The Boys of '67: Charlie Company's War in Vietnam, Andrew Wiest

The Boys of '67: Charlie Company's War in Vietnam, Andrew Wiest

This book developed out of a contact between the author, then teaching a college course on the Vietnam War, and John Young, a veteran of Charlie Company who had suffered from post traumatic stress disorder (untreated for many years). Young's talk to Wiest's students triggered a deeper interest in the fate of his company and the result was this in-depth history of the company from formation to the end of its initial recruit's service.

Charlie Company and the 9th Division it formed part of were both unusual units for Vietnam. The division was reactivated to take part in the expansion of the American war effort and was largely manned by new conscripts, who were recruited together and trained together in much the same way as their predecessors in the First and Second World Wars. Later on in the war most new soldiers reached Vietnam as replacements, and made their individual ways to their units, but at least to start with Charlie Company more closely resembled the 'band of brothers' style of unit. The change-over can be seen during the course of this book as the company suffered casualties. The replacement soldiers were allocated fairly randomly, and often with no regard taken for their area of expertise.

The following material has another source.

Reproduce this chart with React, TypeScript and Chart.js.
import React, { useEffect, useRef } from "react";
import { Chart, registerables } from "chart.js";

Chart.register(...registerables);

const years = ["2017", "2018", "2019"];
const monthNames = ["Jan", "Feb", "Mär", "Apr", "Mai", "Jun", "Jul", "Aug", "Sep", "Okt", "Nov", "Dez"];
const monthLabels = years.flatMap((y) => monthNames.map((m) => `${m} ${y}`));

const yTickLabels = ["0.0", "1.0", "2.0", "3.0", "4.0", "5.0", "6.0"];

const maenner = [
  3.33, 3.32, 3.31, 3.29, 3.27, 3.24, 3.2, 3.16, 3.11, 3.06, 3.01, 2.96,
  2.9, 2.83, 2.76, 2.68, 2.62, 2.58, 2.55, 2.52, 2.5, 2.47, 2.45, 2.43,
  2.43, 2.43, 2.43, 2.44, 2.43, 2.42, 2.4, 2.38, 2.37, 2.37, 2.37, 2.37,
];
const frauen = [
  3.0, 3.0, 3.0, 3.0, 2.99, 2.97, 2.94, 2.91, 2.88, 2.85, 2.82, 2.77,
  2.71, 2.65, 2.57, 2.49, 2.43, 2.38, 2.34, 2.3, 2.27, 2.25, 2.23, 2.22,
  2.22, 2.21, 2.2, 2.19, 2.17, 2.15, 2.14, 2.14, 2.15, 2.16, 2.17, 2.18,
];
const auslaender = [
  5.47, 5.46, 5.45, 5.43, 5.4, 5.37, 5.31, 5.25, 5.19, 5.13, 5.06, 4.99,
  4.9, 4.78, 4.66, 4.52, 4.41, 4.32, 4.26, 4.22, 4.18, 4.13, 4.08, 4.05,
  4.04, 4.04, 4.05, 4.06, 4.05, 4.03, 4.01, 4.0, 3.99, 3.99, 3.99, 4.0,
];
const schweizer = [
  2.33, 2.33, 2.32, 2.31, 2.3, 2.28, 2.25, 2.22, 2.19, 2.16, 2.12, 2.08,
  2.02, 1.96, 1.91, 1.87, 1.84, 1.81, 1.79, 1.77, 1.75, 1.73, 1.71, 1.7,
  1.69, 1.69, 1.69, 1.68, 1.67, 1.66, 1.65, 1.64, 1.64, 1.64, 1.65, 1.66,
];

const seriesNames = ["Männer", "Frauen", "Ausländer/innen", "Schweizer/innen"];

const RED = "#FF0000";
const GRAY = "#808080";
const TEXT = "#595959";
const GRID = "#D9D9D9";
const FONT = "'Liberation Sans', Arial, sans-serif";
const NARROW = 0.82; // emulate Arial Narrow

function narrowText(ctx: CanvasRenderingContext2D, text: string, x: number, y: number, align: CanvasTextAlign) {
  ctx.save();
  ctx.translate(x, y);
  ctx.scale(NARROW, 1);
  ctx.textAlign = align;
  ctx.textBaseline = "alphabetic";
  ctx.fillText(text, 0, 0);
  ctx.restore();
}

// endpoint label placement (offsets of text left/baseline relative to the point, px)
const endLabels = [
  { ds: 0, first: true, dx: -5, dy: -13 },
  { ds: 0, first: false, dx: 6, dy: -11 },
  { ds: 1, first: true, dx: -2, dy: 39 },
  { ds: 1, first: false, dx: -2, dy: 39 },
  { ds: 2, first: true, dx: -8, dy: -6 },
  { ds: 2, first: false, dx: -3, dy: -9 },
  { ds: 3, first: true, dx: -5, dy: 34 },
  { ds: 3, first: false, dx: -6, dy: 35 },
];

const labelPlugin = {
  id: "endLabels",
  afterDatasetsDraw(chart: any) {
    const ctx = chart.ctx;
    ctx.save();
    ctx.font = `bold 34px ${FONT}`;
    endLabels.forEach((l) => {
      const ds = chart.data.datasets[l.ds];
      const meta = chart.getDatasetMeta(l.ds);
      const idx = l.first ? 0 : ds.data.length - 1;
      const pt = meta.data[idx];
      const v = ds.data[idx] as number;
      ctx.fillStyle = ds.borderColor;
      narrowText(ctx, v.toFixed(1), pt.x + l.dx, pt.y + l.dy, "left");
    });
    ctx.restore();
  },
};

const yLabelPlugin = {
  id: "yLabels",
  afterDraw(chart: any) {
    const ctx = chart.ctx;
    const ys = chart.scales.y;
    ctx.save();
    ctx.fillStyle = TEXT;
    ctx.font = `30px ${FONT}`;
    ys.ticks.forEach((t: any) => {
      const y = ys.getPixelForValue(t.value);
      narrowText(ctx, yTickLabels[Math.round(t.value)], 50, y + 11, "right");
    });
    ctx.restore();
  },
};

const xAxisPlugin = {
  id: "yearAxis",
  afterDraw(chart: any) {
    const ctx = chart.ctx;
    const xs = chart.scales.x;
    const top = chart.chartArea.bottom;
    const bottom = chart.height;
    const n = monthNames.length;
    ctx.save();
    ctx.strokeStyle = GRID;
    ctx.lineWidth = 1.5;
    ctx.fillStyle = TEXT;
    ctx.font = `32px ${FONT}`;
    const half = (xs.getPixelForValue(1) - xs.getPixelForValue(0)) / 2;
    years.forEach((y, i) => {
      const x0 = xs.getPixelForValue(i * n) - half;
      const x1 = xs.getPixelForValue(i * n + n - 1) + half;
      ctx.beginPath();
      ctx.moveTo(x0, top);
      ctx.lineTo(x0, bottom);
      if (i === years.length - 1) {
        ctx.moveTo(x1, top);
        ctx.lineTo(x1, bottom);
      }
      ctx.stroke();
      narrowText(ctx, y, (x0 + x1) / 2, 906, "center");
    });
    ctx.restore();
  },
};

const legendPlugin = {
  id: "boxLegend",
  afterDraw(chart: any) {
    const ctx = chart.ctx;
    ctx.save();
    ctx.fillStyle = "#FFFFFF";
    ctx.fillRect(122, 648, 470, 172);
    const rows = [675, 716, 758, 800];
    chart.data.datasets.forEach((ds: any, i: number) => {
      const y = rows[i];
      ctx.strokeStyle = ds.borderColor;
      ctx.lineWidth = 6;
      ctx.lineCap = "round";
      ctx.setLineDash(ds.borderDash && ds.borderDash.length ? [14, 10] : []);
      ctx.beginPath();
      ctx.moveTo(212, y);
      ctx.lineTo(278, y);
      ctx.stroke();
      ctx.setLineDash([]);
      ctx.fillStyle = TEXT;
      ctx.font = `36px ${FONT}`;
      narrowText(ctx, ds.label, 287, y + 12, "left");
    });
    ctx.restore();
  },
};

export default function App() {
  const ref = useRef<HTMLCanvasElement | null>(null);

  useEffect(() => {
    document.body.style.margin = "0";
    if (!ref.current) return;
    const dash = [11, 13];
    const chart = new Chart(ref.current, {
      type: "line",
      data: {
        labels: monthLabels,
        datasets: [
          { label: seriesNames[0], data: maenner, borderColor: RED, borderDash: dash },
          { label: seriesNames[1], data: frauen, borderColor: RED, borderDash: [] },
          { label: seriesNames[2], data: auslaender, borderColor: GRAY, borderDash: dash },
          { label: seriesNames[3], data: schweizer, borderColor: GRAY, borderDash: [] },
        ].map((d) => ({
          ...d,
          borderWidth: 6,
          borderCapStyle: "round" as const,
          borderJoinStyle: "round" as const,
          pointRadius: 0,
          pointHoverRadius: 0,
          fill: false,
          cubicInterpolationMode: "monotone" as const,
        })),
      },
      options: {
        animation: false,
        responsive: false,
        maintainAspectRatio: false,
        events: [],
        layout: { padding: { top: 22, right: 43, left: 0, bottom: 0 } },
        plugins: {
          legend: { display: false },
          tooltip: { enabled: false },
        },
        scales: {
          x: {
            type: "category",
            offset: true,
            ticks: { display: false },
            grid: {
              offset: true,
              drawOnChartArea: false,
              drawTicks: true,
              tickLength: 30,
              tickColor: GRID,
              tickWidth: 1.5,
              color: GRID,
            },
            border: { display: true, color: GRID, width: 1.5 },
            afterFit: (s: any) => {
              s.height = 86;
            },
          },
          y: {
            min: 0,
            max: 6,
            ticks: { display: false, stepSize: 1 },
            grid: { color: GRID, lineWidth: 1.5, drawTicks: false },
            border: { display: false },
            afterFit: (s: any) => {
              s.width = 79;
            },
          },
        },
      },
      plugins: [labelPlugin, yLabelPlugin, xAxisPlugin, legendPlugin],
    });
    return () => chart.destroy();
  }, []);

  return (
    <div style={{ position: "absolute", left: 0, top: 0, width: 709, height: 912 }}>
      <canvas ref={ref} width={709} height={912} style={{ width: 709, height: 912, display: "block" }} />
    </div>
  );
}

This is a rather melancholy book. The constant drip of casualties (with the odd disastrous fight) isn't much different from small unit histories from the Second World War, but here the total lack of progress and our knowledge of the eventual American defeat makes the human cost of the fighting seem so much more of a tragedy. I've read similar books about the Second World War (the most famous of which is Band of Brothers), and there the casualties and tragic losses are balanced by a sense of progress, movement towards the eventual victory. Here that is lacking, and instead the reader is taken through a series of costly encounters that take lives, and that could sometimes be seen as local victories, but that never feel like they are a step towards a possible victory. In tone this is more similar to accounts of the British Pals Battalions of the First World War and the heavy losses suffered on the Somme for no apparent purpose.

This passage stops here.